I love what I do. Knowing that every day I get to help students all across the country become published authors is a magical feeling; seeing the pride and joy the process brings them is priceless. There’s one reaction in particular I’ll never forget.
A few years ago, I was at a friend’s house for dinner, discussing my work with Studentreasures. Their 12-year-old daughter suddenly jumped up and raced upstairs to her bedroom. When she returned, her face was flushed and her eyes bright as she held up her prize for all to see. It was a classbook published over five years earlier. She opened the book for us and there, listed on the author page, was her name. She couldn’t stop grinning, and neither could I.
For five years, that book had resided in a special place of honor on her bookshelf. It served to remind her of all that she had accomplished and all that she was capable of. She was a published author and proud of it. As we passed the book around the table, her parents recalled how much effort she’d put into her part of the project.
Knowing her work would result in something more than a letter grade and a sticker reading “Grape job!” made her want to work harder, do better, do more. It’s the same for kids everywhere—the key to inspiring student motivation lies in demonstrating why. Why do this assignment? Why should they care? Why does it matter? The promise of something concrete to hold onto, something they can show off and be proud of, is one answer that’s guaranteed to get their attention.
The Promise of Publication: Anticipation Sparks Motivation
While a lesson well learned may last a lifetime, individual assignments are often easily (and swiftly) forgotten. Rare is the parent who keeps every single piece of homework, graded test, and torn-out workbook page, and rarer still is the student who voluntarily preserves them for posterity. The reason is simple: there’s no emotional connection, no sentimental value. Most of us still know our basic multiplication tables, but if you asked me where I was sitting when I learned mine or how it felt to finally get the hang of them, I’d probably draw a blank.
On the other hand, my friend’s daughter could still vividly recall what it was like to take part in her 2nd grade classbook project even five years later. She remembered the fun of brainstorming wild and crazy topic ideas together as a class, and she smiled at the memory of sharing a big box of markers with her best friend as she put her all into writing and illustrating her very own pages for the book.

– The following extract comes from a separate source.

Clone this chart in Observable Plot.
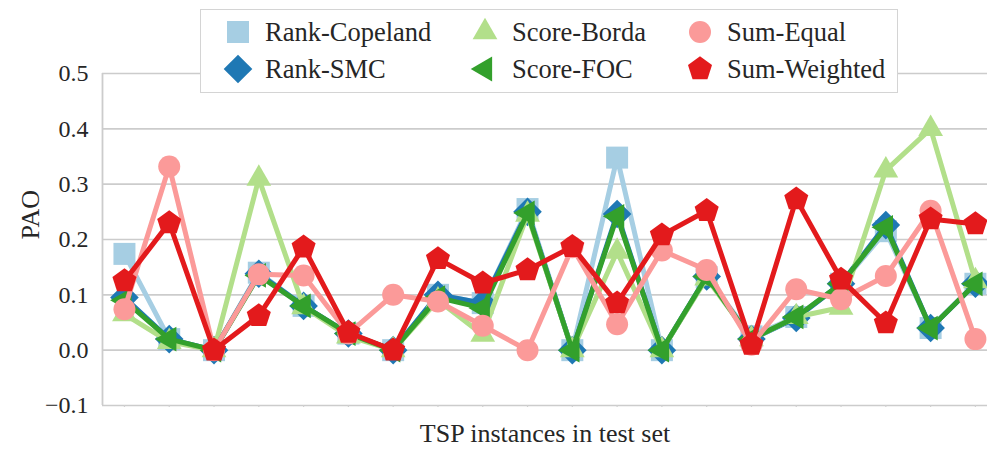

Where did her motivation come from? It wasn’t just that the project was more creative than usual, or more collaborative, or more fun. It was the emotional connection she had to the assignment, the knowledge that eventually her page would be published in a professionally bound book for everyone to see and admire. It made her work feel important to her, and because it was important, she felt motivated to do her best, to show everyone—including herself—what she could do.
The Joy of a Promise Fulfilled: Becoming a Published Author
Brighter still than the memory of making the book is the remembrance of the day my friend’s daughter finally got to hold the book in her hands. It was like Christmas, she told me, opening presents in the middle of class. Seeing her hard work on display in a beautiful professionally bound book just like the ones on her shelf at home filled her with joy and pride, and she couldn’t wait to show her parents.
I’ve seen the same reaction time and again in classrooms all over the country. First contact with the book they’ve worked so hard and waited so long for is an unforgettable moment in a student’s life. In that moment, several things happen all at once:
- They feel acknowledged. Book publishing seems like it belongs to that mythical, distant realm of adulthood. Allowing students to feel included in that world shows them that you and other adults see and respect them and their work. Consider hosting a publishing party to shine the spotlight even brighter on their accomplishment!
- They find reward in intrinsic, rather than extrinsic, motivation. Research shows that extrinsic reinforcements, such as grades and stickers, are far less effective motivators than learning the intrinsic value of a job well done. A published book, however, is both a tangible reward and an example of intrinsic motivation—the reward lies in the pride of being published and the joy of being able to share that achievement with others.
- Their self-confidence gets a big boost. It didn’t seem completely real until this moment, but now those students are holding the proof in their hands: they have become published authors. This shows them that their work is valuable and worth preserving.
- The student sees that hard work and creativity pay off. Because they tried their best, they got the best results. All that writing and illustrating they did resulted in something beautiful and unique, something they can really be proud of.
These feelings are invaluable and irreplaceable, making publishing an effective tool for fostering student motivation. The memory of how good it felt to see their hard work pay off will stick with students and spur them to do better in the future in order to recapture those good feelings again and again.
In the end, helping your students become published authors is about more than the book itself—it’s about the memories made and the lessons learned along the way. As for the book, it serves as a cherished keepsake as well as a treasured reminder of both past accomplishments and future potential. The most important thing your students will ever learn is to believe in themselves. Publishing their work will help build this belief and motivate your students to keep doing their best, both now and for years to come.